* What to produce: Drop every picture. Then return, exactly, the lines from the beginning of the listing below through the one containing "var highlight = 'Switzerland';".

* Given material:
■ ■ ■ ■ ■ ■ ■
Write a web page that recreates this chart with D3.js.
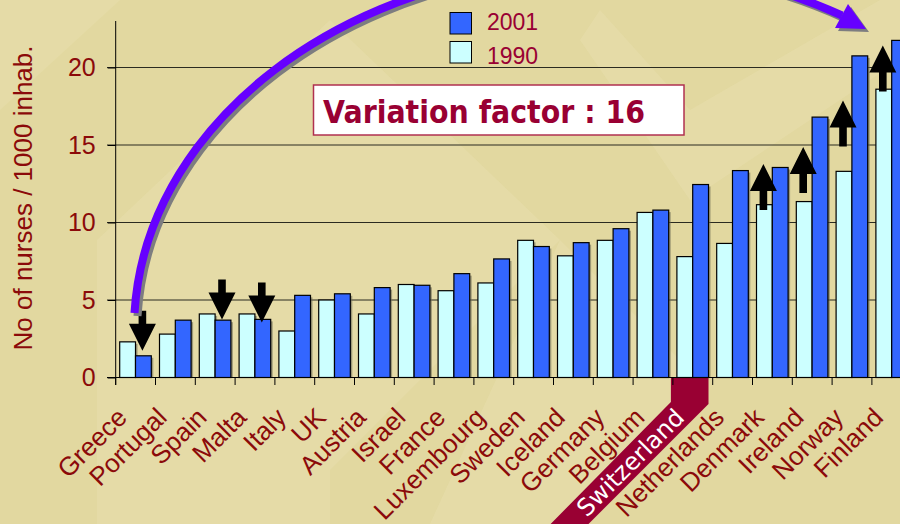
<!DOCTYPE html>
<html>
<head>
<meta charset="utf-8">
<script src="https://cdn.jsdelivr.net/npm/d3@7"></script>
<style>
  body { margin: 0; background: #e2d8a0; }
  svg { display: block; }
</style>
</head>
<body>
<script>
// values (nurses per 1000 inhabitants)
var countries = ['Greece', 'Portugal', 'Spain', 'Malta', 'Italy', 'UK', 'Austria', 'Israel', 'France',
  'Luxembourg', 'Sweden', 'Iceland', 'Germany', 'Belgium', 'Switzerland', 'Netherlands', 'Denmark',
  'Ireland', 'Norway', 'Finland'];
var nurses1990 = [2.3, 2.8, 4.1, 4.1, 3.0, 5.0, 4.1, 6.0, 5.6, 6.1, 8.85, 7.85, 8.85, 10.65, 7.8, 8.65,
  11.15, 11.35, 13.3, 18.6];
var nurses2001 = [1.4, 3.7, 3.7, 3.75, 5.3, 5.4, 5.8, 5.95, 6.7, 7.65, 8.45, 8.7, 9.6, 10.8, 12.45, 13.35,
  13.55, 16.8, 20.75, 21.75];
var legendSeries = ['2001', '1990'];
var yTicks = [0, 5, 10, 15, 20];
var highlight = 'Switzerland';

// black block arrows: which bar, which way, and the value where tip (down) or tail (up) sits
var arrowCountries = ['Greece', 'Spain', 'Malta', 'Denmark', 'Ireland', 'Norway', 'Finland'];
var arrowSeries = ['2001', '2001', '2001', '1990', '1990', '1990', '1990'];
var arrowDir = ['down', 'down', 'down', 'up', 'up', 'up', 'up'];
var arrowAt = [1.73, 3.75, 3.55, 10.8, 11.9, 14.9, 18.45];

var width = 900, height = 524;
var colors = { '2001': '#3366ff', '1990': '#ccffff' };
var red = '#8b0a0a', crimson = '#990033';

var svg = d3.select('body').append('svg')
  .attr('width', width)
  .attr('height', height);

// background with soft lighter chevrons
svg.append('rect').attr('width', width).attr('height', height).attr('fill', '#e2d8a0');
var bgShapes = [
  [[97, 524], [97, 240], [330, 20], [330, 524]],
  [[330, 20], [560, 240], [330, 470]],
  [[600, 10], [690, 110], [880, 0], [900, 0], [900, 60], [690, 200], [580, 40]],
  [[0, 0], [120, 0], [0, 110]],
  [[560, 240], [700, 380], [560, 524], [430, 524]]
];
svg.selectAll('.bg').data(bgShapes).enter().append('polygon')
  .attr('class', 'bg')
  .attr('points', function(d) { return d.join(' '); })
  .attr('fill', '#e9dfb0')
  .attr('opacity', 0.45);

var x0 = d3.scaleBand().domain(countries).range([115.7, 911.7]);
var x1 = d3.scaleBand().domain(['1990', '2001']).range([4, 35.6]);
var y = d3.scaleLinear().domain([0, 23]).range([377.5, 21]);

// gridlines
svg.selectAll('.grid').data(yTicks.slice(1)).enter().append('line')
  .attr('class', 'grid')
  .attr('x1', 107).attr('x2', width)
  .attr('y1', function(d) { return y(d); })
  .attr('y2', function(d) { return y(d); })
  .attr('stroke', '#2b2b20').attr('stroke-width', 1);

// y axis
var yAxis = svg.append('g')
  .attr('transform', 'translate(115.7,0)')
  .call(d3.axisLeft(y).tickValues(yTicks).tickSize(8).tickPadding(12));
yAxis.select('.domain').remove();
yAxis.selectAll('line').attr('stroke', '#000');
yAxis.selectAll('text')
  .attr('fill', red)
  .style('font-family', '"Liberation Sans", Arial, sans-serif')
  .style('font-size', '25px');
svg.append('line')
  .attr('x1', 115.7).attr('x2', 115.7).attr('y1', y(23)).attr('y2', 385)
  .attr('stroke', '#000');

svg.append('text')
  .attr('transform', 'translate(32,198) rotate(-90)')
  .attr('text-anchor', 'middle')
  .attr('fill', red)
  .style('font-family', '"Liberation Sans", Arial, sans-serif')
  .style('font-size', '26px')
  .text('No of nurses / 1000 inhab.');

// switzerland highlight band under the axis
var sx = x0(highlight) - 2;
var sr = x0(highlight) + x1('2001') + x1.bandwidth();
svg.append('polygon')
  .attr('points', [[sx, y(0)], [sr, y(0)], [sr, 404], [sr - 140, 544], [sx - 140, 544], [sx, 402]].join(' '))
  .attr('fill', crimson);

// bars
var rows = countries.map(function(c, i) {
  return { country: c, values: [{ key: '1990', v: nurses1990[i] }, { key: '2001', v: nurses2001[i] }] };
});
var groups = svg.selectAll('.country').data(rows).enter().append('g')
  .attr('class', 'country')
  .attr('transform', function(d) { return 'translate(' + x0(d.country) + ',0)'; });
groups.selectAll('.shadow').data(function(d) { return d.values; }).enter().append('rect')
  .attr('class', 'shadow')
  .attr('x', function(d) { return x1(d.key) + 2; })
  .attr('y', function(d) { return y(d.v) + 2; })
  .attr('width', x1.bandwidth())
  .attr('height', function(d) { return y(0) - y(d.v) - 2; })
  .attr('fill', '#6d6a55').attr('opacity', 0.6);
groups.selectAll('.bar').data(function(d) { return d.values; }).enter().append('rect')
  .attr('class', 'bar')
  .attr('x', function(d) { return x1(d.key); })
  .attr('y', function(d) { return y(d.v); })
  .attr('width', x1.bandwidth())
  .attr('height', function(d) { return y(0) - y(d.v); })
  .attr('fill', function(d) { return colors[d.key]; })
  .attr('stroke', '#000').attr('stroke-width', 1.2);

// x axis line and ticks between categories
svg.append('line')
  .attr('x1', 107).attr('x2', width).attr('y1', y(0)).attr('y2', y(0))
  .attr('stroke', '#000');
svg.selectAll('.xtick').data(countries).enter().append('line')
  .attr('class', 'xtick')
  .attr('x1', function(d) { return x0(d); }).attr('x2', function(d) { return x0(d); })
  .attr('y1', y(0)).attr('y2', 385)
  .attr('stroke', '#000');

svg.selectAll('.xlabel').data(countries).enter().append('text')
  .attr('class', 'xlabel')
  .attr('transform', function(d) {
    return 'translate(' + (x0(d) + x0.bandwidth() / 2 - 7) + ',419) rotate(-45)';
  })
  .attr('text-anchor', 'end')
  .attr('fill', function(d) { return d === highlight ? '#fff' : red; })
  .style('font-family', function(d) {
    return d === highlight ? '"DejaVu Sans", sans-serif' : '"Liberation Sans", Arial, sans-serif';
  })
  .style('font-size', function(d) { return d === highlight ? '24px' : '26px'; })
  .text(function(d) { return d; });

// block arrows
function arrowPoints(cx, at, dir) {
  var len = dir === 'down' ? 40 : 46, head = 27, hw = 13.5, sw = 3.8;
  // base point is the tip for down arrows, the tail for up arrows
  var tip = dir === 'down' ? at : at - len;
  var tail = dir === 'down' ? at - len : at;
  var hb = dir === 'down' ? tip - head : tip + head;
  return [[cx - sw, tail], [cx + sw, tail], [cx + sw, hb], [cx + hw, hb], [cx, tip], [cx - hw, hb], [cx - sw, hb]];
}
var arrows = arrowCountries.map(function(c, i) {
  return { cx: x0(c) + x1(arrowSeries[i]) + x1.bandwidth() / 2 - 1, at: y(arrowAt[i]), dir: arrowDir[i] };
});
svg.selectAll('.arrow').data(arrows).enter().append('polygon')
  .attr('class', 'arrow')
  .attr('points', function(d) { return arrowPoints(d.cx, d.at, d.dir).join(' '); })
  .attr('fill', '#000');

// big purple curved arrow
var arc = 'M134.5,313 A470,365 0 0 1 842,15.5';
var head = [[848, 4], [835, 28], [866, 29]];
svg.append('path').attr('d', arc).attr('transform', 'translate(3,3)')
  .attr('fill', 'none').attr('stroke', '#7d7d80').attr('stroke-width', 8);
svg.append('polygon').attr('points', head.join(' ')).attr('transform', 'translate(3,3)')
  .attr('fill', '#7d7d80');
svg.append('path').attr('d', arc)
  .attr('fill', 'none').attr('stroke', '#6600ff').attr('stroke-width', 8);
svg.append('polygon').attr('points', head.join(' ')).attr('fill', '#6600ff');

// legend
var legend = svg.selectAll('.legend').data(legendSeries).enter().append('g')
  .attr('class', 'legend');
legend.append('rect')
  .attr('x', 450).attr('y', function(d, i) { return 12.5 + i * 29; })
  .attr('width', 21.5).attr('height', 21.5)
  .attr('fill', function(d) { return colors[d]; })
  .attr('stroke', '#000').attr('stroke-width', 1);
legend.append('text')
  .attr('x', 487).attr('y', function(d, i) { return 29.5 + i * 34.5; })
  .attr('fill', crimson)
  .style('font-family', '"Liberation Sans", Arial, sans-serif')
  .style('font-size', '23px')
  .text(function(d) { return d; });

// variation factor box
svg.append('rect')
  .attr('x', 313.5).attr('y', 85).attr('width', 370.5).attr('height', 50)
  .attr('fill', '#fff').attr('stroke', '#b03050').attr('stroke-width', 1.5);
svg.append('text')
  .attr('x', 323).attr('y', 123)
  .attr('fill', crimson)
  .attr('textLength', 322).attr('lengthAdjust', 'spacingAndGlyphs')
  .style('font-family', '"DejaVu Sans", sans-serif')
  .style('font-weight', 'bold')
  .style('font-size', '32px')
  .text('Variation factor : 16');
</script>
</body>
</html>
■ ■ ■ ■ ■ ■ ■
* Finished answer:
Write a web page that recreates this chart with D3.js.
<!DOCTYPE html>
<html>
<head>
<meta charset="utf-8">
<script src="https://cdn.jsdelivr.net/npm/d3@7"></script>
<style>
  body { margin: 0; background: #e2d8a0; }
  svg { display: block; }
</style>
</head>
<body>
<script>
// values (nurses per 1000 inhabitants)
var countries = ['Greece', 'Portugal', 'Spain', 'Malta', 'Italy', 'UK', 'Austria', 'Israel', 'France',
  'Luxembourg', 'Sweden', 'Iceland', 'Germany', 'Belgium', 'Switzerland', 'Netherlands', 'Denmark',
  'Ireland', 'Norway', 'Finland'];
var nurses1990 = [2.3, 2.8, 4.1, 4.1, 3.0, 5.0, 4.1, 6.0, 5.6, 6.1, 8.85, 7.85, 8.85, 10.65, 7.8, 8.65,
  11.15, 11.35, 13.3, 18.6];
var nurses2001 = [1.4, 3.7, 3.7, 3.75, 5.3, 5.4, 5.8, 5.95, 6.7, 7.65, 8.45, 8.7, 9.6, 10.8, 12.45, 13.35,
  13.55, 16.8, 20.75, 21.75];
var legendSeries = ['2001', '1990'];
var yTicks = [0, 5, 10, 15, 20];
var highlight = 'Switzerland';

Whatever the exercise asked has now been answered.